* _Stated task_: Starting at the first line of the listing below, repeat each line up to and including the one containing "(g3) at (729,765)". Leave out pictures.
>> Begin
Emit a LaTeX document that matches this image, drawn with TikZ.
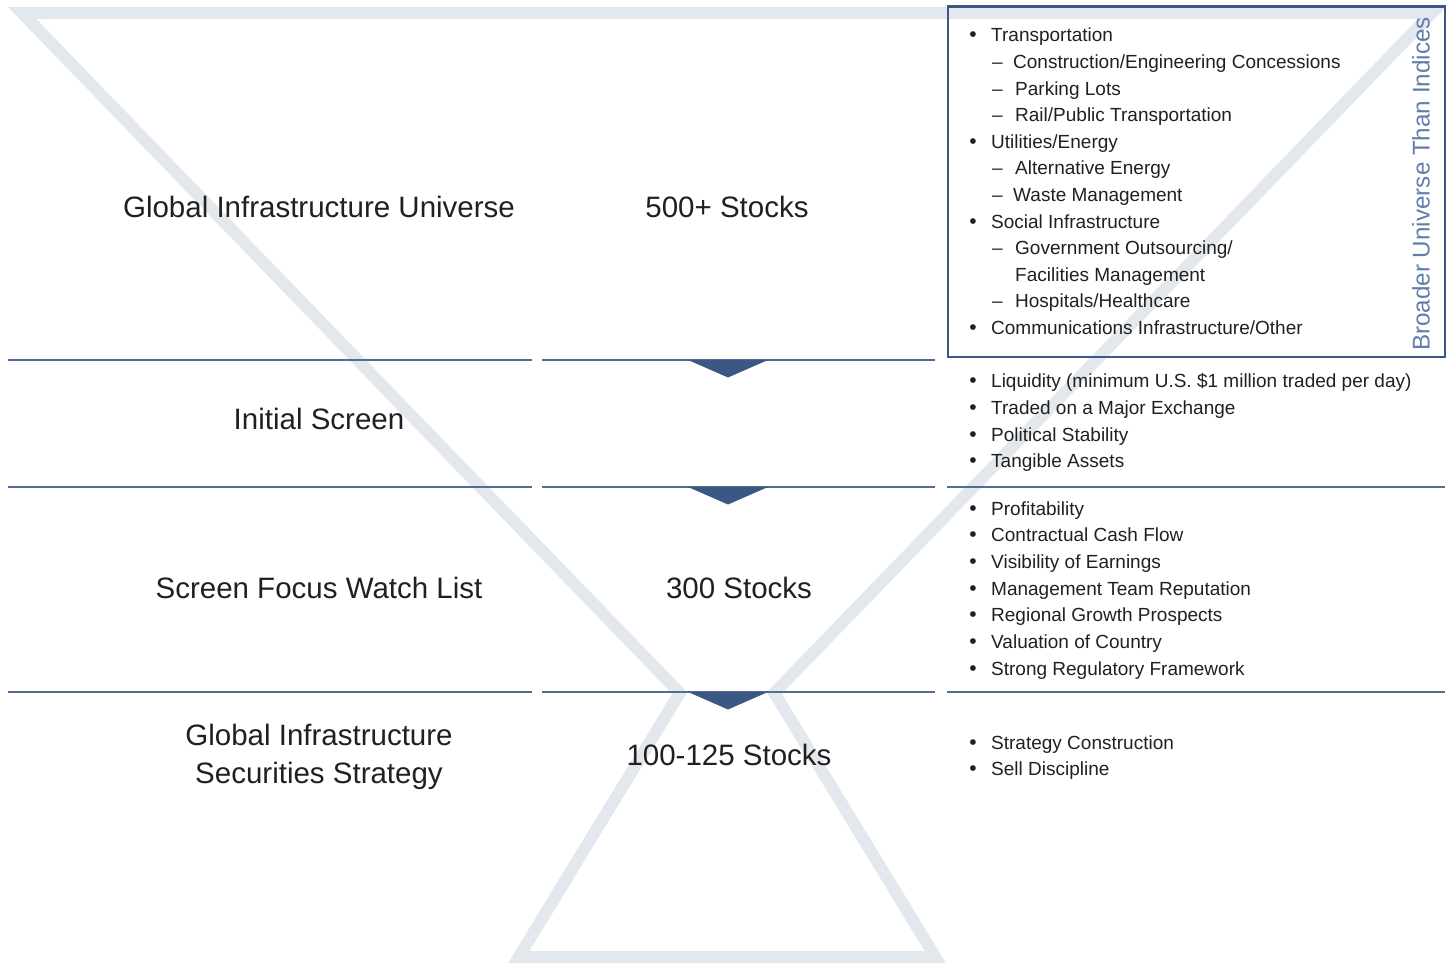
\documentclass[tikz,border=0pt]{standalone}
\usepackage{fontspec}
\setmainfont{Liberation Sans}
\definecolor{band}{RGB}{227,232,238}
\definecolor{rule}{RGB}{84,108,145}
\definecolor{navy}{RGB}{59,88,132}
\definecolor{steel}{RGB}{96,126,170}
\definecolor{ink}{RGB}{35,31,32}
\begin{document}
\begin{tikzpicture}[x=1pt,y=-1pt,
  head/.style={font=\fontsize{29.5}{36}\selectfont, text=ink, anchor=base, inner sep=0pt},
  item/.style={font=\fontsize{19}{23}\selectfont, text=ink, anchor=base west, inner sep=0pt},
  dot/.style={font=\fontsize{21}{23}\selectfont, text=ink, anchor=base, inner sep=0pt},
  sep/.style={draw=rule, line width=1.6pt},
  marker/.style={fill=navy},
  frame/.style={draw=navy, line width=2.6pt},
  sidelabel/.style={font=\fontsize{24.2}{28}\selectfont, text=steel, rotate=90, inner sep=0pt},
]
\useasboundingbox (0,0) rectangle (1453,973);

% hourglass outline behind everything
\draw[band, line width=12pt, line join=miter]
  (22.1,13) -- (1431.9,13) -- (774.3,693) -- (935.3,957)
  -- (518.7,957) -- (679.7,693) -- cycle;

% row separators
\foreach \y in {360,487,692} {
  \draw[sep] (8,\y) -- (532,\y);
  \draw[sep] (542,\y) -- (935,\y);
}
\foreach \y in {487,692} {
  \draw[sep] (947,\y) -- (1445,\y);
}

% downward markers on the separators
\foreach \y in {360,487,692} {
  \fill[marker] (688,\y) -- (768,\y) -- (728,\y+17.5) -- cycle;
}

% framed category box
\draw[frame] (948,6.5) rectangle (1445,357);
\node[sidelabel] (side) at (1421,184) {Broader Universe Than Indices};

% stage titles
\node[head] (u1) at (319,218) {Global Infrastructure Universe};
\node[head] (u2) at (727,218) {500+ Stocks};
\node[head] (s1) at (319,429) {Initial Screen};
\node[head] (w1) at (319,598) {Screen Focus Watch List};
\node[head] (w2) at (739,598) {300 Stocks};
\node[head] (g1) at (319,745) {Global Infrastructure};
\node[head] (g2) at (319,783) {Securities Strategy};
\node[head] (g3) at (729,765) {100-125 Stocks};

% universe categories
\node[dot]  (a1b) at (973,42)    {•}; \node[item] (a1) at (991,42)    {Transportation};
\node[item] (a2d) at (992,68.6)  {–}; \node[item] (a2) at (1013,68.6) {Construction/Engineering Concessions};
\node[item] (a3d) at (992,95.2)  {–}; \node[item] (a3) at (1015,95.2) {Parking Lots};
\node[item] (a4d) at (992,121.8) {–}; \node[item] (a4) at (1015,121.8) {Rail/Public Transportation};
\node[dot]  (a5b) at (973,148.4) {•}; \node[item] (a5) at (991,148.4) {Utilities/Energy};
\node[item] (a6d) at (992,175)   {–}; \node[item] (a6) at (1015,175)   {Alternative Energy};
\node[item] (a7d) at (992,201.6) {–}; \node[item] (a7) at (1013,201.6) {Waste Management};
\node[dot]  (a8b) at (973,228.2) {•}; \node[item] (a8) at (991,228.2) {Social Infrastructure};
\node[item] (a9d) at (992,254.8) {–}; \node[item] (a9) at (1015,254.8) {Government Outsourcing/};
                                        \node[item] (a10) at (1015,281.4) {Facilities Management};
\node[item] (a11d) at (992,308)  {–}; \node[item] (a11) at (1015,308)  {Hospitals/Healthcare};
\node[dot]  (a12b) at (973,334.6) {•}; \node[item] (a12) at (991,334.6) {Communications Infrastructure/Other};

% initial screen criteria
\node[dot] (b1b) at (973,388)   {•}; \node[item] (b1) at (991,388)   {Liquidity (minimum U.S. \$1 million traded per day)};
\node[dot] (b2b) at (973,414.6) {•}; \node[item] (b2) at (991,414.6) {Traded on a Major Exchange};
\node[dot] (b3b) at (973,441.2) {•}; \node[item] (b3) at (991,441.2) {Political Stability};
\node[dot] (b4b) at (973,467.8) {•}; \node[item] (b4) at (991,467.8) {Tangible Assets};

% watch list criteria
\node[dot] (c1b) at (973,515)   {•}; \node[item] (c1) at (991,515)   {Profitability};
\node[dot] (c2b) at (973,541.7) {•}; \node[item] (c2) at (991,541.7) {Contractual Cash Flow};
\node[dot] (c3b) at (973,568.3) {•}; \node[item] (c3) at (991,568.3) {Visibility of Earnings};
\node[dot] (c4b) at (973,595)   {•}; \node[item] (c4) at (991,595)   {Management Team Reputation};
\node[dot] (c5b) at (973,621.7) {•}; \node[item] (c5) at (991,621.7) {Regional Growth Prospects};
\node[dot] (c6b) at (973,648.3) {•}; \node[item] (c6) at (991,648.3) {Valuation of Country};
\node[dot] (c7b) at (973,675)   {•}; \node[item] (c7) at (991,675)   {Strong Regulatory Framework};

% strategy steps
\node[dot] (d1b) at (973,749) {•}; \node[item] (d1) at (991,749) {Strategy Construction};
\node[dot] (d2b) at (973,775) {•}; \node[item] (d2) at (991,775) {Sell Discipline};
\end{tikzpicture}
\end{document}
>> End
* _Finished exercise_:
Emit a LaTeX document that matches this image, drawn with TikZ.
\documentclass[tikz,border=0pt]{standalone}
\usepackage{fontspec}
\setmainfont{Liberation Sans}
\definecolor{band}{RGB}{227,232,238}
\definecolor{rule}{RGB}{84,108,145}
\definecolor{navy}{RGB}{59,88,132}
\definecolor{steel}{RGB}{96,126,170}
\definecolor{ink}{RGB}{35,31,32}
\begin{document}
\begin{tikzpicture}[x=1pt,y=-1pt,
  head/.style={font=\fontsize{29.5}{36}\selectfont, text=ink, anchor=base, inner sep=0pt},
  item/.style={font=\fontsize{19}{23}\selectfont, text=ink, anchor=base west, inner sep=0pt},
  dot/.style={font=\fontsize{21}{23}\selectfont, text=ink, anchor=base, inner sep=0pt},
  sep/.style={draw=rule, line width=1.6pt},
  marker/.style={fill=navy},
  frame/.style={draw=navy, line width=2.6pt},
  sidelabel/.style={font=\fontsize{24.2}{28}\selectfont, text=steel, rotate=90, inner sep=0pt},
]
\useasboundingbox (0,0) rectangle (1453,973);

% hourglass outline behind everything
\draw[band, line width=12pt, line join=miter]
  (22.1,13) -- (1431.9,13) -- (774.3,693) -- (935.3,957)
  -- (518.7,957) -- (679.7,693) -- cycle;

% row separators
\foreach \y in {360,487,692} {
  \draw[sep] (8,\y) -- (532,\y);
  \draw[sep] (542,\y) -- (935,\y);
}
\foreach \y in {487,692} {
  \draw[sep] (947,\y) -- (1445,\y);
}

% downward markers on the separators
\foreach \y in {360,487,692} {
  \fill[marker] (688,\y) -- (768,\y) -- (728,\y+17.5) -- cycle;
}

% framed category box
\draw[frame] (948,6.5) rectangle (1445,357);
\node[sidelabel] (side) at (1421,184) {Broader Universe Than Indices};

% stage titles
\node[head] (u1) at (319,218) {Global Infrastructure Universe};
\node[head] (u2) at (727,218) {500+ Stocks};
\node[head] (s1) at (319,429) {Initial Screen};
\node[head] (w1) at (319,598) {Screen Focus Watch List};
\node[head] (w2) at (739,598) {300 Stocks};
\node[head] (g1) at (319,745) {Global Infrastructure};
\node[head] (g2) at (319,783) {Securities Strategy};
\node[head] (g3) at (729,765) {100-125 Stocks};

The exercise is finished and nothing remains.